If have someone who can work with you or a school to get some sailing time in it will be a lot safer


----------



## TSOJOURNER (Dec 16, 1999)

IMHO an O'day 25 would be a fine choice. O'days are good solid boats - wish they were still in production! I started on Lake Michigan in an O'day Javelin, 14 ft day sailer. Next boat was a MacGregor Venture 25 (Mistake!) then went up to an O'day 28. I have sailed on an O'day 25, and they sail well, are large enough for a weekender (unless you are six and a half feet tall, like me) and small enough to really get the feel of boat handling. Only advantage I can see to a smaller boat to start with is that it would be more easily trailerable, thus cutting out slip fees. But the other side of the coin is that on a trailer you may neglect it, whereas in a slip you will use it, because you don't have to rig it every time you want to sail. If you have only two hours available, you can go for a sunset sail. If you have to spend 20 minutes to hook up the trailer, 30 minutes to rig your mast and put on the sails, at the end spend 15 minutes putting sails, rig and mast away, your two hours becomes a 45 minute sail! Not worth the effort! Neglect the boat. A 25 foot boat will probably be in a slip - you can go directly from work, don't even have to go home to hook up the trailer! It costs more, but if you are serious about sailing, it's worth every dime.


----------



## 0verdrive (Aug 4, 2008)

tommays said:


> I think the issue is how your going to learn to sail as the mistakes get a bit more painfull as the boat gets bigger
> 
> If have someone who can work with you or a school to get some sailing time in it will be a lot safer


It is possible to take sailing lessons, which I'll probably take advantage of.
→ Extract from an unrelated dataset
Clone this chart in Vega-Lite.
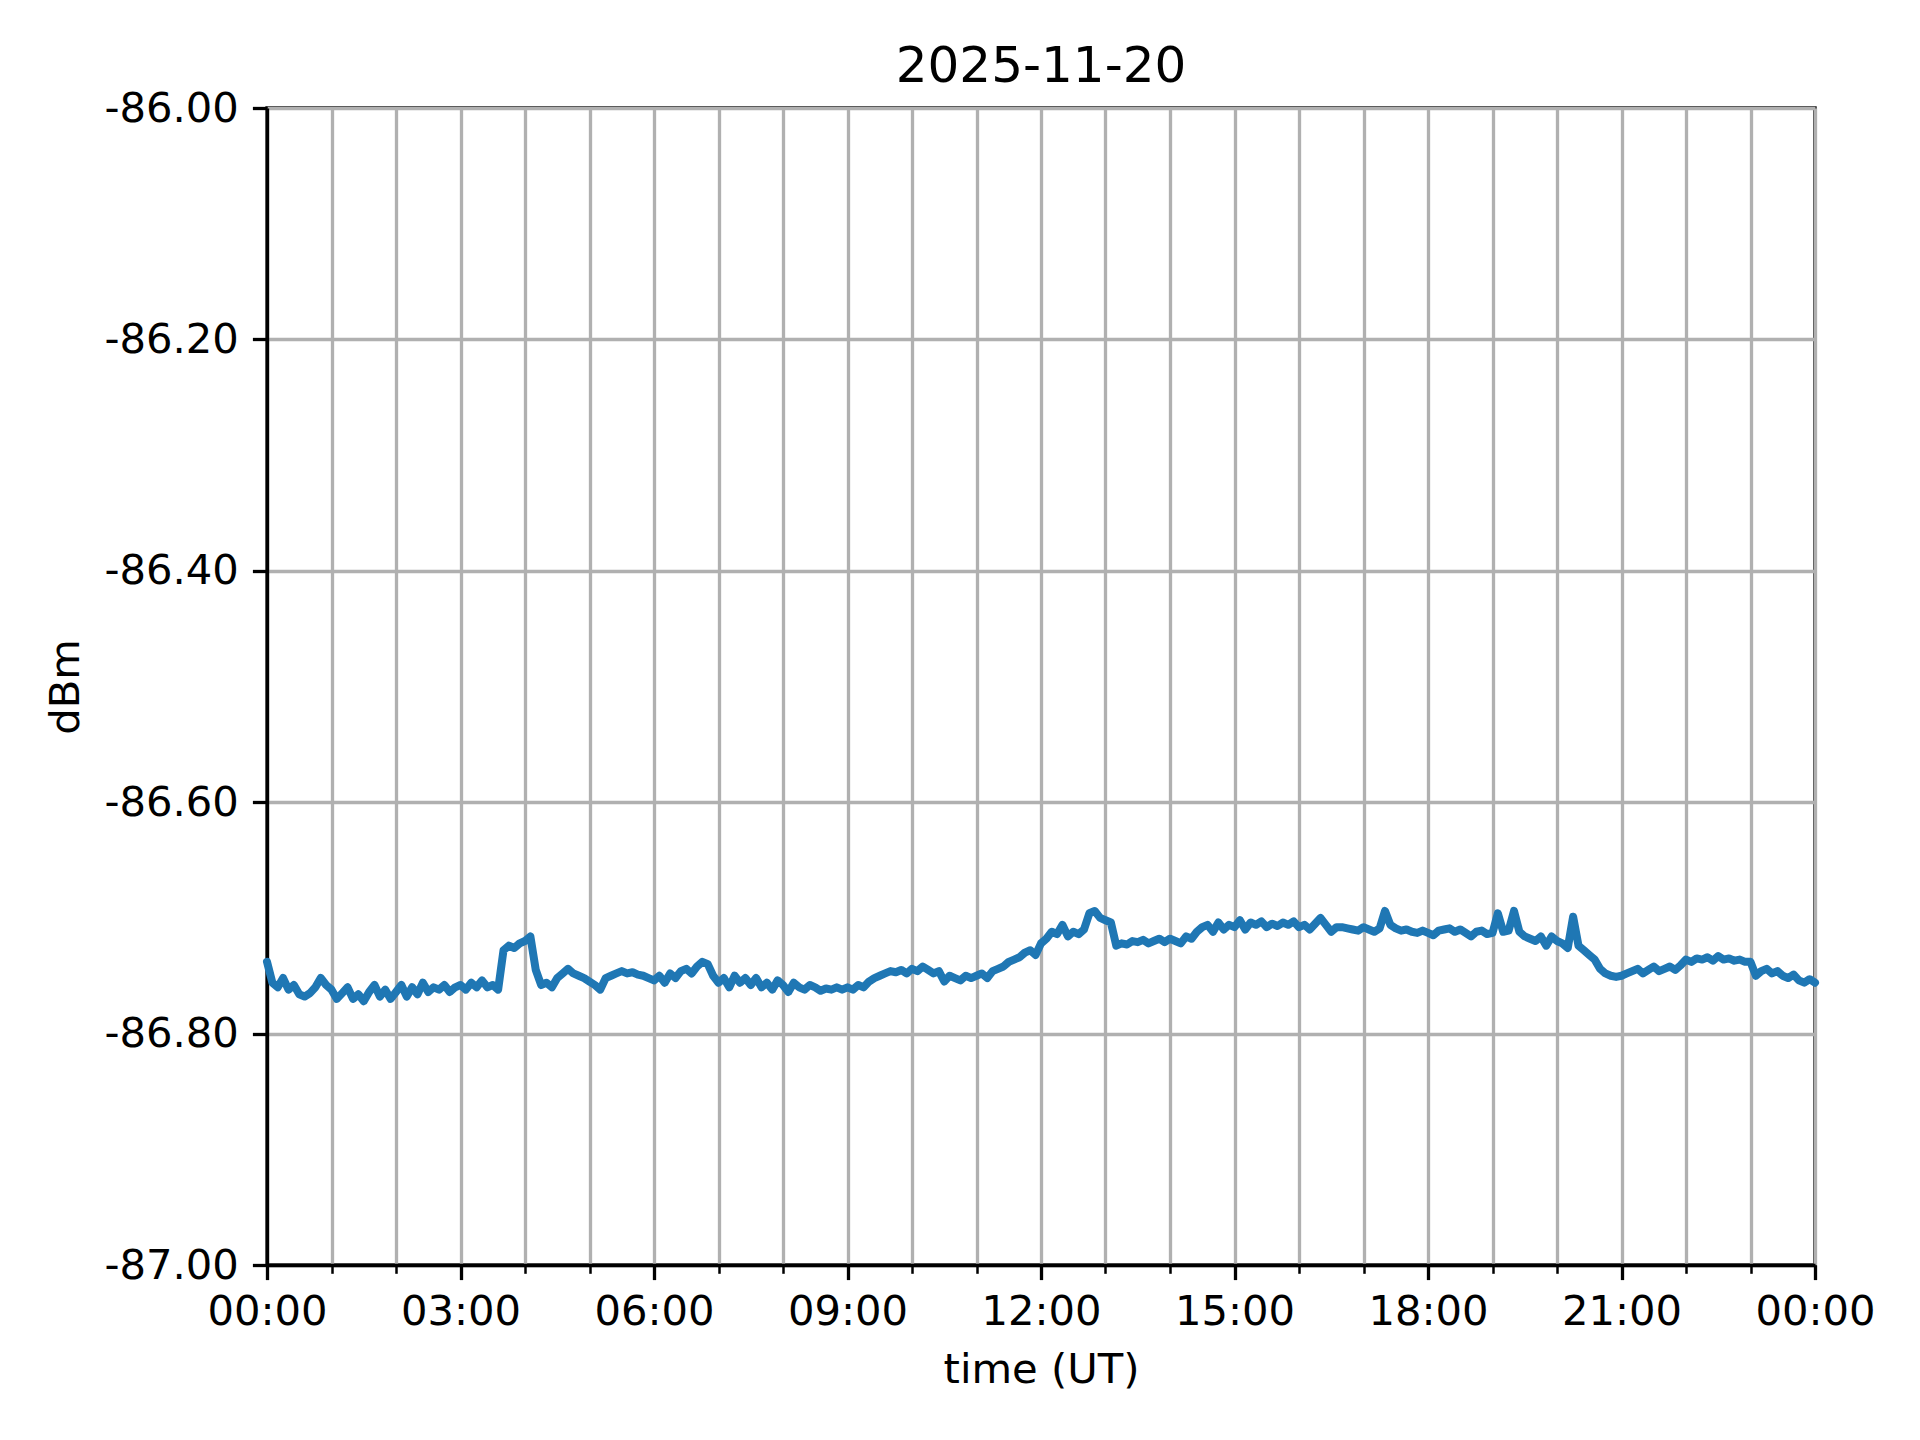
{
  "$schema": "https://vega.github.io/schema/vega-lite/v6.json",
  "width": 1548,
  "height": 1157,
  "autosize": "none",
  "padding": {"left": 267, "top": 108, "right": 105, "bottom": 175},
  "background": "white",
  "config": {"view": {"stroke": "black", "strokeWidth": 3.3}, "font": "DejaVu Sans"},
  "title": {"text": "2025-11-20", "fontSize": 50, "font": "DejaVu Sans", "fontWeight": "normal", "offset": -4, "color": "black", "anchor": "middle"},
  "data": {"values": [
    {"m":0,"v":-86.738},{"m":5,"v":-86.756},{"m":10,"v":-86.760},{"m":15,"v":-86.752},{"m":20,"v":-86.762},{"m":25,"v":-86.758},{"m":30,"v":-86.766},{"m":35,"v":-86.768},{"m":40,"v":-86.765},{"m":45,"v":-86.760},{"m":50,"v":-86.752},{"m":55,"v":-86.758},
    {"m":60,"v":-86.762},{"m":65,"v":-86.770},{"m":70,"v":-86.765},{"m":75,"v":-86.760},{"m":80,"v":-86.770},{"m":85,"v":-86.766},{"m":90,"v":-86.772},{"m":95,"v":-86.764},{"m":100,"v":-86.758},{"m":105,"v":-86.768},{"m":110,"v":-86.762},{"m":115,"v":-86.770},
    {"m":120,"v":-86.764},{"m":125,"v":-86.758},{"m":130,"v":-86.768},{"m":135,"v":-86.760},{"m":140,"v":-86.766},{"m":145,"v":-86.756},{"m":150,"v":-86.764},{"m":155,"v":-86.760},{"m":160,"v":-86.762},{"m":165,"v":-86.758},{"m":170,"v":-86.764},{"m":175,"v":-86.760},
    {"m":180,"v":-86.758},{"m":185,"v":-86.762},{"m":190,"v":-86.756},{"m":195,"v":-86.760},{"m":200,"v":-86.754},{"m":205,"v":-86.760},{"m":210,"v":-86.758},{"m":215,"v":-86.762},{"m":220,"v":-86.728},{"m":225,"v":-86.724},{"m":230,"v":-86.726},{"m":235,"v":-86.722},
    {"m":240,"v":-86.720},{"m":245,"v":-86.716},{"m":250,"v":-86.745},{"m":255,"v":-86.758},{"m":260,"v":-86.756},{"m":265,"v":-86.760},{"m":270,"v":-86.752},{"m":275,"v":-86.748},{"m":280,"v":-86.744},{"m":285,"v":-86.748},{"m":290,"v":-86.750},{"m":295,"v":-86.752},
    {"m":300,"v":-86.755},{"m":305,"v":-86.758},{"m":310,"v":-86.762},{"m":315,"v":-86.752},{"m":320,"v":-86.750},{"m":325,"v":-86.748},{"m":330,"v":-86.746},{"m":335,"v":-86.748},{"m":340,"v":-86.747},{"m":345,"v":-86.749},{"m":350,"v":-86.750},{"m":355,"v":-86.752},
    {"m":360,"v":-86.754},{"m":365,"v":-86.750},{"m":370,"v":-86.756},{"m":375,"v":-86.748},{"m":380,"v":-86.752},{"m":385,"v":-86.746},{"m":390,"v":-86.744},{"m":395,"v":-86.748},{"m":400,"v":-86.742},{"m":405,"v":-86.738},{"m":410,"v":-86.740},{"m":415,"v":-86.750},
    {"m":420,"v":-86.756},{"m":425,"v":-86.752},{"m":430,"v":-86.760},{"m":435,"v":-86.750},{"m":440,"v":-86.756},{"m":445,"v":-86.752},{"m":450,"v":-86.758},{"m":455,"v":-86.752},{"m":460,"v":-86.760},{"m":465,"v":-86.756},{"m":470,"v":-86.762},{"m":475,"v":-86.754},
    {"m":480,"v":-86.758},{"m":485,"v":-86.764},{"m":490,"v":-86.756},{"m":495,"v":-86.760},{"m":500,"v":-86.762},{"m":505,"v":-86.758},{"m":510,"v":-86.760},{"m":515,"v":-86.763},{"m":520,"v":-86.761},{"m":525,"v":-86.762},{"m":530,"v":-86.760},{"m":535,"v":-86.762},
    {"m":540,"v":-86.760},{"m":545,"v":-86.762},{"m":550,"v":-86.758},{"m":555,"v":-86.760},{"m":560,"v":-86.755},{"m":565,"v":-86.752},{"m":570,"v":-86.750},{"m":575,"v":-86.748},{"m":580,"v":-86.746},{"m":585,"v":-86.747},{"m":590,"v":-86.745},{"m":595,"v":-86.748},
    {"m":600,"v":-86.744},{"m":605,"v":-86.746},{"m":610,"v":-86.742},{"m":615,"v":-86.745},{"m":620,"v":-86.748},{"m":625,"v":-86.746},{"m":630,"v":-86.755},{"m":635,"v":-86.750},{"m":640,"v":-86.752},{"m":645,"v":-86.754},{"m":650,"v":-86.750},{"m":655,"v":-86.752},
    {"m":660,"v":-86.750},{"m":665,"v":-86.748},{"m":670,"v":-86.752},{"m":675,"v":-86.746},{"m":680,"v":-86.744},{"m":685,"v":-86.742},{"m":690,"v":-86.738},{"m":695,"v":-86.736},{"m":700,"v":-86.734},{"m":705,"v":-86.730},{"m":710,"v":-86.728},{"m":715,"v":-86.732},
    {"m":720,"v":-86.722},{"m":725,"v":-86.718},{"m":730,"v":-86.712},{"m":735,"v":-86.714},{"m":740,"v":-86.706},{"m":745,"v":-86.716},{"m":750,"v":-86.712},{"m":755,"v":-86.714},{"m":760,"v":-86.710},{"m":765,"v":-86.696},{"m":770,"v":-86.694},{"m":775,"v":-86.700},
    {"m":780,"v":-86.702},{"m":785,"v":-86.704},{"m":790,"v":-86.724},{"m":795,"v":-86.722},{"m":800,"v":-86.723},{"m":805,"v":-86.720},{"m":810,"v":-86.721},{"m":815,"v":-86.719},{"m":820,"v":-86.722},{"m":825,"v":-86.720},{"m":830,"v":-86.718},{"m":835,"v":-86.721},
    {"m":840,"v":-86.718},{"m":845,"v":-86.720},{"m":850,"v":-86.722},{"m":855,"v":-86.716},{"m":860,"v":-86.718},{"m":865,"v":-86.712},{"m":870,"v":-86.708},{"m":875,"v":-86.706},{"m":880,"v":-86.712},{"m":885,"v":-86.704},{"m":890,"v":-86.710},{"m":895,"v":-86.706},
    {"m":900,"v":-86.708},{"m":905,"v":-86.702},{"m":910,"v":-86.710},{"m":915,"v":-86.704},{"m":920,"v":-86.706},{"m":925,"v":-86.703},{"m":930,"v":-86.708},{"m":935,"v":-86.705},{"m":940,"v":-86.707},{"m":945,"v":-86.704},{"m":950,"v":-86.706},{"m":955,"v":-86.703},
    {"m":960,"v":-86.708},{"m":965,"v":-86.706},{"m":970,"v":-86.710},{"m":975,"v":-86.705},{"m":980,"v":-86.700},{"m":985,"v":-86.706},{"m":990,"v":-86.712},{"m":995,"v":-86.708},{"m":1000,"v":-86.708},{"m":1005,"v":-86.709},{"m":1010,"v":-86.710},{"m":1015,"v":-86.711},
    {"m":1020,"v":-86.708},{"m":1025,"v":-86.710},{"m":1030,"v":-86.712},{"m":1035,"v":-86.709},{"m":1040,"v":-86.694},{"m":1045,"v":-86.706},{"m":1050,"v":-86.709},{"m":1055,"v":-86.711},{"m":1060,"v":-86.710},{"m":1065,"v":-86.712},{"m":1070,"v":-86.713},{"m":1075,"v":-86.711},
    {"m":1080,"v":-86.713},{"m":1085,"v":-86.715},{"m":1090,"v":-86.711},{"m":1095,"v":-86.710},{"m":1100,"v":-86.709},{"m":1105,"v":-86.712},{"m":1110,"v":-86.710},{"m":1115,"v":-86.713},{"m":1120,"v":-86.716},{"m":1125,"v":-86.712},{"m":1130,"v":-86.711},{"m":1135,"v":-86.714},
    {"m":1140,"v":-86.713},{"m":1145,"v":-86.696},{"m":1150,"v":-86.712},{"m":1155,"v":-86.711},{"m":1160,"v":-86.694},{"m":1165,"v":-86.712},{"m":1170,"v":-86.716},{"m":1175,"v":-86.718},{"m":1180,"v":-86.720},{"m":1185,"v":-86.716},{"m":1190,"v":-86.724},{"m":1195,"v":-86.716},
    {"m":1200,"v":-86.720},{"m":1205,"v":-86.722},{"m":1210,"v":-86.726},{"m":1215,"v":-86.699},{"m":1220,"v":-86.724},{"m":1225,"v":-86.728},{"m":1230,"v":-86.732},{"m":1235,"v":-86.736},{"m":1240,"v":-86.744},{"m":1245,"v":-86.748},{"m":1250,"v":-86.750},{"m":1255,"v":-86.751},
    {"m":1260,"v":-86.750},{"m":1265,"v":-86.748},{"m":1270,"v":-86.746},{"m":1275,"v":-86.744},{"m":1280,"v":-86.748},{"m":1285,"v":-86.745},{"m":1290,"v":-86.742},{"m":1295,"v":-86.746},{"m":1300,"v":-86.744},{"m":1305,"v":-86.742},{"m":1310,"v":-86.745},{"m":1315,"v":-86.741},
    {"m":1320,"v":-86.736},{"m":1325,"v":-86.738},{"m":1330,"v":-86.735},{"m":1335,"v":-86.736},{"m":1340,"v":-86.734},{"m":1345,"v":-86.737},{"m":1350,"v":-86.733},{"m":1355,"v":-86.736},{"m":1360,"v":-86.735},{"m":1365,"v":-86.737},{"m":1370,"v":-86.736},{"m":1375,"v":-86.738},
    {"m":1380,"v":-86.738},{"m":1385,"v":-86.750},{"m":1390,"v":-86.746},{"m":1395,"v":-86.744},{"m":1400,"v":-86.748},{"m":1405,"v":-86.746},{"m":1410,"v":-86.750},{"m":1415,"v":-86.752},{"m":1420,"v":-86.749},{"m":1425,"v":-86.754},{"m":1430,"v":-86.756},{"m":1435,"v":-86.753},
    {"m":1440,"v":-86.756}
  ]},
  "layer": [
    {
      "mark": {"type": "line", "opacity": 0},
      "encoding": {
        "x": {"field": "m", "type": "quantitative", "scale": {"domain": [0, 1440], "nice": false, "zero": false},
          "axis": {"orient": "bottom", "values": [0,60,120,180,240,300,360,420,480,540,600,660,720,780,840,900,960,1020,1080,1140,1200,1260,1320,1380,1440],
            "grid": true, "gridColor": "#b0b0b0", "gridWidth": 3.3, "gridOpacity": 1,
            "ticks": true, "tickSize": 8.3, "tickWidth": 2.5, "tickColor": "black",
            "labels": false, "domain": false, "title": null}},
        "y": {"field": "v", "type": "quantitative", "scale": {"domain": [-87, -86], "nice": false, "zero": false},
          "axis": {"values": [-87, -86.8, -86.6, -86.4, -86.2, -86],
            "grid": true, "gridColor": "#b0b0b0", "gridWidth": 3.3, "gridOpacity": 1,
            "ticks": true, "tickSize": 14.6, "tickWidth": 3.3, "tickColor": "black",
            "domain": true, "domainColor": "black", "domainWidth": 3.3,
            "labelExpr": "replace(format(datum.value, '.2f'), '\u2212', '-')",
            "labelFontSize": 41.7, "labelColor": "black", "labelPadding": 14, "labelFont": "DejaVu Sans",
            "title": "dBm", "titleFontSize": 41.7, "titleFontWeight": "normal", "titleColor": "black", "titlePadding": 17, "titleFont": "DejaVu Sans"}}
      }
    },
    {
      "mark": {"type": "line", "color": "#1f77b4", "strokeWidth": 8, "strokeJoin": "round", "strokeCap": "round"},
      "encoding": {
        "x": {"field": "m", "type": "quantitative", "scale": {"domain": [0, 1440], "nice": false, "zero": false},
          "axis": {"orient": "bottom", "values": [0,180,360,540,720,900,1080,1260,1440],
            "grid": false, "ticks": true, "tickSize": 14.6, "tickWidth": 3.3, "tickColor": "black",
            "domain": true, "domainColor": "black", "domainWidth": 3.3,
            "labelExpr": "(floor(datum.value/60)%24 < 10 ? '0' : '') + (floor(datum.value/60)%24) + ':00'",
            "labelFontSize": 41.7, "labelColor": "black", "labelPadding": 12, "labelFlush": false, "labelOverlap": false, "labelFont": "DejaVu Sans",
            "title": "time (UT)", "titleFontSize": 41.7, "titleFontWeight": "normal", "titleColor": "black", "titlePadding": 16, "titleFont": "DejaVu Sans"}},
        "y": {"field": "v", "type": "quantitative", "scale": {"domain": [-87, -86], "nice": false, "zero": false},
          "axis": {"values": [-87, -86.8, -86.6, -86.4, -86.2, -86],
            "grid": true, "gridColor": "#b0b0b0", "gridWidth": 3.3, "gridOpacity": 1,
            "ticks": true, "tickSize": 14.6, "tickWidth": 3.3, "tickColor": "black",
            "domain": true, "domainColor": "black", "domainWidth": 3.3,
            "labelExpr": "replace(format(datum.value, '.2f'), '\u2212', '-')",
            "labelFontSize": 41.7, "labelColor": "black", "labelPadding": 14, "labelFont": "DejaVu Sans",
            "title": "dBm", "titleFontSize": 41.7, "titleFontWeight": "normal", "titleColor": "black", "titlePadding": 17, "titleFont": "DejaVu Sans"}}
      }
    }
  ],
  "resolve": {"axis": {"x": "independent"}}
}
Another factor that may come into play is the fact that I'll be sailing on Lake Perry, in Kansas. I haven't spent much time on it yet, but I don't imagine it's anything like as treacherous as some of the great lakes/bays/oceans out there.


----------



## 0verdrive (Aug 4, 2008)

RAGTIMEDON said:


> IMHO an O'day 25 would be a fine choice. O'days are good solid boats


That was kind of my impression. But I've heard not to get too attached to a particular maker, as some models are better than others. So I figured I'd see if anyone had any experience with the 25s. Sounds like they should be pretty decent boats!


----------



## mstern (May 26, 2002)

The Oday 25 is a great first boat. It is small enough to learn on and solo sail, and big enough for a comfortable weekend. Go for it.


----------



## Skipper Jer (Aug 26, 2008)

The wife and I started with a Hunter 25. Great boat. I spent a month on the boat going around Florida. We spend many a long weekends on her. If slip fees are a concern, perhaps you could store the boat rigged on a trailer at a marina at a reduced rate. IMHO and limited experince there is nothing wrong with starting with a 25 footer.


----------



## Oday450 (Apr 25, 2006)

I have an O'Day 25 that I've sailed on the Chesapeake Bay for about 12 years. It's a great boat. The only minor problem I have had is the center board becoming stuck in the up position. It's happened two or three times and I've never discovered the cause. Barnacles maybe?

You can sail without the centerboard with the lead keel so it was never a show stopper. I just couln't point as high. The board can be dropped by going under the boat or just waiting until it's hauled.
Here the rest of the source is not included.